(Entries from a dataset)
= = = = =

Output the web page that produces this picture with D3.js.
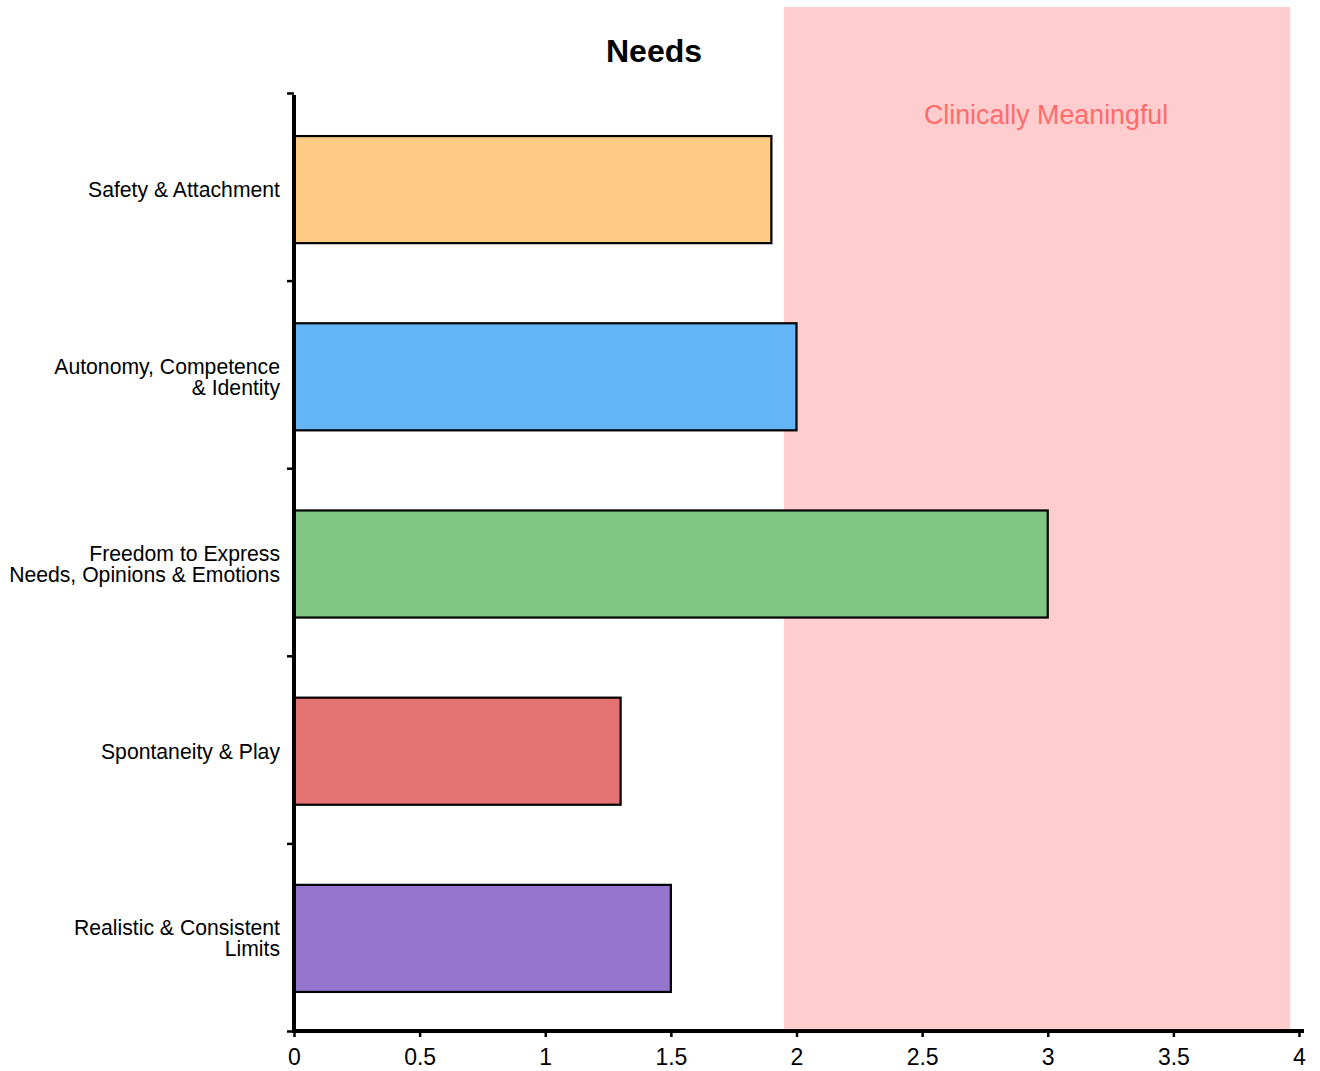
<!DOCTYPE html>
<html><head><meta charset="utf-8">
<script src="https://cdn.jsdelivr.net/npm/d3@7"></script>
<style>body{margin:0;background:#fff}svg{display:block}text{font-family:"Liberation Sans",Arial,sans-serif}</style>
</head><body>
<script>
const categories = [["Safety & Attachment"],["Autonomy, Competence","& Identity"],["Freedom to Express","Needs, Opinions & Emotions"],["Spontaneity & Play"],["Realistic & Consistent","Limits"]];
const values = [1.9, 2.0, 3.0, 1.3, 1.5];
const colors = ["#FFCC85", "#64B5F6", "#81C784", "#E57373", "#9575CD"];
const xTicks = [0, 0.5, 1, 1.5, 2, 2.5, 3, 3.5, 4];
const zone = [1.95, 3.965];
const title = "Needs";
const zoneLabel = "Clinically Meaningful";

const W = 1320, H = 1071;
const svg = d3.select("body").append("svg").attr("width", W).attr("height", H);
const x = d3.scaleLinear().domain([0, 4]).range([294, 1299]);
const y = d3.scaleBand().domain(d3.range(values.length)).range([96, 1032]).paddingInner(0.428).paddingOuter(0.214);
const yb = d3.scaleLinear().domain([0, values.length]).range([93, 1031]);

// zone
svg.append("rect").attr("x", x(zone[0])).attr("y", 7).attr("width", x(zone[1]) - x(zone[0])).attr("height", 1029 - 7).attr("fill", "#FFCDCD");
svg.append("text").attr("x", (x(zone[0]) + x(zone[1])) / 2 + 9).attr("y", 124).attr("text-anchor", "middle")
  .attr("font-size", 26.8).attr("fill", "#FF6B6B").text(zoneLabel);

// title
svg.append("text").attr("x", 654).attr("y", 62).attr("text-anchor", "middle").attr("font-size", 32).attr("font-weight", "bold").text(title);

// bars
svg.selectAll("rect.bar").data(values).join("rect").attr("class", "bar")
  .attr("x", x(0)).attr("y", (d, i) => y(i)).attr("width", d => x(d) - x(0)).attr("height", y.bandwidth())
  .attr("fill", (d, i) => colors[i]).attr("stroke", "#000").attr("stroke-width", 2.2);

// y labels
categories.forEach((lines, i) => {
  const cy = y(i) + y.bandwidth() / 2;
  const t = svg.append("text").attr("text-anchor", "end").attr("font-size", 21.2).attr("fill", "#000");
  const lh = 21;
  lines.forEach((ln, j) => {
    t.append("tspan").attr("x", 280).attr("y", cy + (j - (lines.length - 1) / 2) * lh).attr("dy", "0.35em").text(ln);
  });
});

// y axis
const yAxis = svg.append("g").attr("transform", "translate(294,0)")
  .call(d3.axisLeft(yb).tickValues(d3.range(values.length + 1)).tickFormat("").tickSize(7).tickSizeOuter(0));
yAxis.select(".domain").attr("stroke-width", 4).attr("d", `M0,${yb(values.length)}V${yb(0) + 2}`);
yAxis.selectAll(".tick line").attr("stroke-width", 2.5);

// x axis
const xAxis = svg.append("g").attr("transform", "translate(0,1031)")
  .call(d3.axisBottom(x).tickValues(xTicks).tickFormat(d => String(d)).tickSize(6).tickSizeOuter(0));
xAxis.select(".domain").attr("stroke-width", 4).attr("d", `M${x(0) - 2},0H${x(4) + 5}`);
xAxis.selectAll(".tick line").attr("stroke-width", 2.5);
xAxis.selectAll(".tick text").attr("font-size", 23).attr("font-family", "Liberation Sans, Arial, sans-serif").attr("fill", "#000").attr("dy", "0.85em").attr("y", 14);
</script>
</body></html>
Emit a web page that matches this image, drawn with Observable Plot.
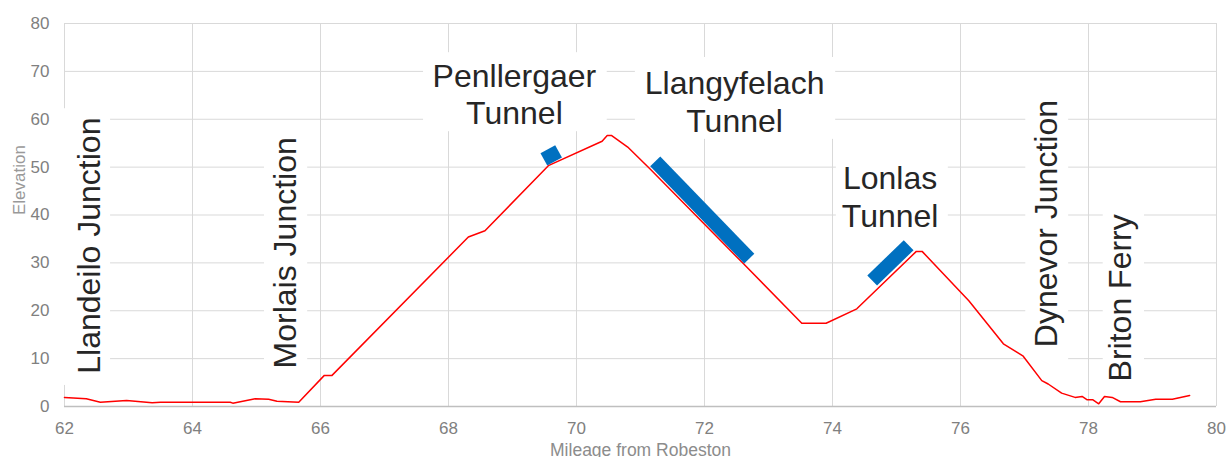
<!DOCTYPE html>
<html>
<head>
<meta charset="utf-8">
<script src="https://cdn.jsdelivr.net/npm/d3@7"></script>
<script src="https://cdn.jsdelivr.net/npm/@observablehq/plot@0.6"></script>
<style>
  html, body { margin: 0; padding: 0; background: #fff; }
  #chart svg { display: block; }
</style>
</head>
<body>
<div id="chart"></div>
<script>
// Elevation profile (mileage from Robeston, elevation)
const mileage = [62.00, 62.34, 62.56, 62.97, 63.37, 63.50, 64.59, 64.63, 64.98, 65.19, 65.32, 65.66,
  66.06, 66.18, 68.31, 68.57, 69.56, 70.40, 70.48, 70.55, 70.80, 71.15, 72.61, 73.52, 73.90,
  74.38, 75.31, 75.40, 76.13, 76.67, 76.98, 77.27, 77.37, 77.58, 77.79, 77.90, 77.98, 78.07,
  78.16, 78.25, 78.37, 78.50, 78.81, 79.05, 79.31, 79.58];
const elevation = [1.9, 1.6, 0.9, 1.25, 0.8, 0.9, 0.9, 0.7, 1.6, 1.5, 1.1, 0.9,
  6.5, 6.5, 35.4, 36.7, 50.3, 55.4, 56.6, 56.6, 54.2, 49.6, 29.8, 17.4, 17.4,
  20.4, 32.4, 32.4, 22.1, 13.1, 10.5, 5.4, 4.7, 2.8, 1.9, 2.1, 1.4, 1.4,
  0.56, 2.1, 1.9, 1.0, 1.0, 1.5, 1.5, 2.3];

// Tunnel markers (start/end mileage and elevation)
const tunnelNames = ["Penllergaer", "Llangyfelach", "Lonlas"];
const tunnelStartMile = [69.49, 71.23, 74.62];
const tunnelStartElev = [51.6, 51.2, 26.3];
const tunnelEndMile = [69.72, 72.70, 75.19];
const tunnelEndElev = [53.3, 30.9, 33.7];

// Tunnel labels (two lines, horizontal)
const tunnelLabels = ["Penllergaer\nTunnel", "Llangyfelach\nTunnel", "Lonlas\nTunnel"];
const tunnelLabelMile = [69.03, 72.47, 74.90];
const tunnelLabelElev = [65.4, 63.8, 44.0];
const tunnelBoxMile1 = [67.61, 70.92, 74.06];
const tunnelBoxMile2 = [70.48, 74.05, 75.81];
const tunnelBoxElev1 = [57.4, 55.8, 35.7];
const tunnelBoxElev2 = [73.9, 72.9, 52.8];

// Station labels (vertical)
const stationLabels = ["Llandeilo Junction", "Morlais Junction", "Dynevor Junction", "Briton Ferry"];
const stationLabelMile = [62.39, 65.45, 77.35, 78.51];
const stationLabelElev = [33.6, 32.1, 38.2, 22.7];
const stationBoxMile1 = [62.0, 65.125, 77.02, 78.23];
const stationBoxMile2 = [62.72, 65.80, 77.69, 78.875];
const stationBoxElev1 = [4.4, 6.5, 8.6, 3.3];
const stationBoxElev2 = [62.2, 57.6, 65.6, 42.0];

// Axis ticks
const xTicks = [62, 64, 66, 68, 70, 72, 74, 76, 78, 80];
const yTicks = [0, 10, 20, 30, 40, 50, 60, 70, 80];

const profile = mileage.map((m, i) => ({mile: m, elev: elevation[i]}));
const tunnels = tunnelNames.map((n, i) => ({name: n, x1: tunnelStartMile[i], y1: tunnelStartElev[i], x2: tunnelEndMile[i], y2: tunnelEndElev[i]}));
const tLabels = tunnelLabels.map((t, i) => ({text: t, x: tunnelLabelMile[i], y: tunnelLabelElev[i],
  bx1: tunnelBoxMile1[i], bx2: tunnelBoxMile2[i], by1: tunnelBoxElev1[i], by2: tunnelBoxElev2[i]}));
const sLabels = stationLabels.map((t, i) => ({text: t, x: stationLabelMile[i], y: stationLabelElev[i],
  bx1: stationBoxMile1[i], bx2: stationBoxMile2[i], by1: stationBoxElev1[i], by2: stationBoxElev2[i]}));
const boxes = [...tLabels, ...sLabels];

const FONT = "Arial, 'Liberation Sans', Helvetica, sans-serif";
const GRID = "#d9d9d9";
const TICK = "#808080";

const chart = Plot.plot({
  width: 1229,
  height: 457,
  marginLeft: 64,
  marginRight: 13,
  marginTop: 23,
  marginBottom: 51,
  style: {fontFamily: FONT, background: "#fff", overflow: "visible"},
  x: {domain: [62, 80], ticks: xTicks},
  y: {domain: [0, 80], ticks: yTicks},
  marks: [
    Plot.gridX(xTicks, {stroke: GRID, strokeOpacity: 1, strokeWidth: 1}),
    Plot.gridY(yTicks, {stroke: GRID, strokeOpacity: 1, strokeWidth: 1}),
    Plot.ruleY([0], {stroke: "#bfbfbf", strokeWidth: 1.3}),
    Plot.rect(boxes, {x1: "bx1", x2: "bx2", y1: "by1", y2: "by2", fill: "#fff"}),
    Plot.axisX(xTicks, {tickSize: 0, tickPadding: 15, fontSize: 17, color: TICK, label: null}),
    Plot.axisY(yTicks, {tickSize: 0, tickPadding: 15, fontSize: 17, color: TICK, label: null}),
    Plot.text(["Elevation"], {frameAnchor: "left", dx: -45, rotate: -90, fontSize: 17, fill: "#999999"}),
    Plot.text(["Mileage from Robeston"], {frameAnchor: "bottom", lineAnchor: "bottom", dy: 49, fontSize: 17.5, fill: "#8c8c8c"}),
    Plot.text(tLabels, {x: "x", y: "y", text: "text", fontSize: 32, lineHeight: 1.17, fill: "#262626"}),
    Plot.text(sLabels, {x: "x", y: "y", text: "text", fontSize: 32, rotate: -90, fill: "#262626"}),
    Plot.line(profile, {x: "mile", y: "elev", stroke: "#ff0000", strokeWidth: 1.5}),
    Plot.link(tunnels, {x1: "x1", y1: "y1", x2: "x2", y2: "y2", stroke: "#0070c0", strokeWidth: 14, strokeLinecap: "butt"})
  ]
});
document.getElementById("chart").append(chart);
</script>
</body>
</html>
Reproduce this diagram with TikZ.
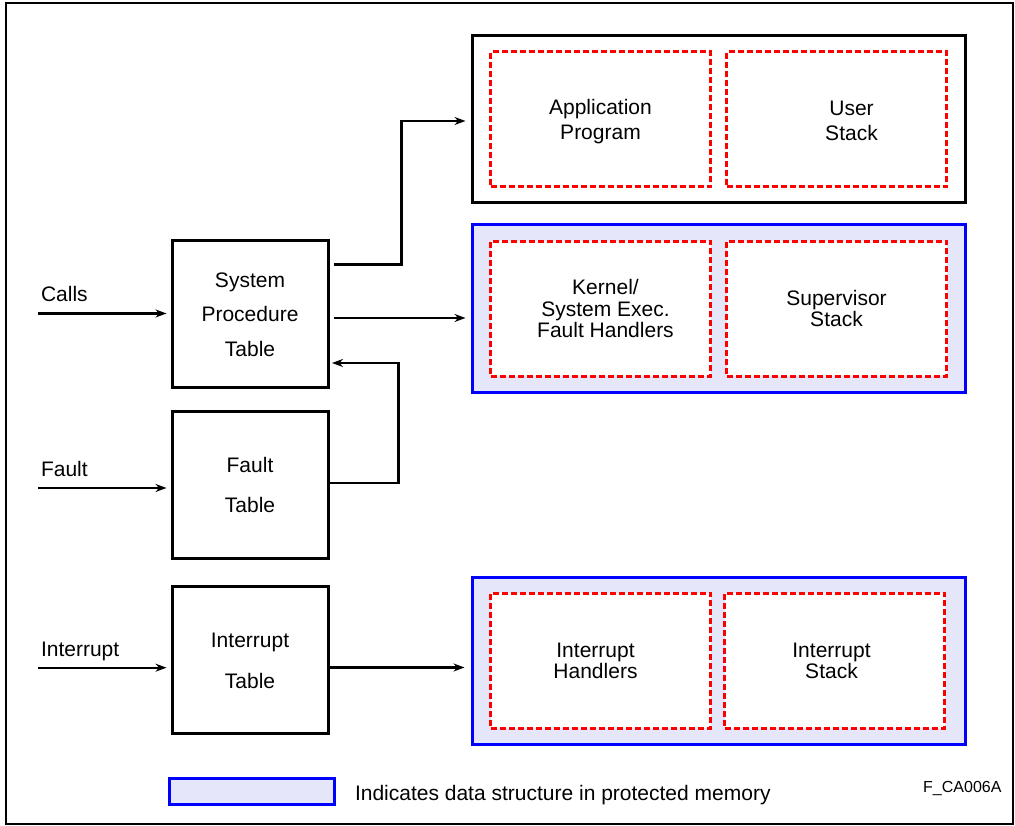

= = = = =

_Work to be completed_. Locate the lines above that contain "page" and copy them.

_Answer_.
Output the web page that produces this picture with D3.js.
Emit a web page that matches this image, drawn with Observable Plot.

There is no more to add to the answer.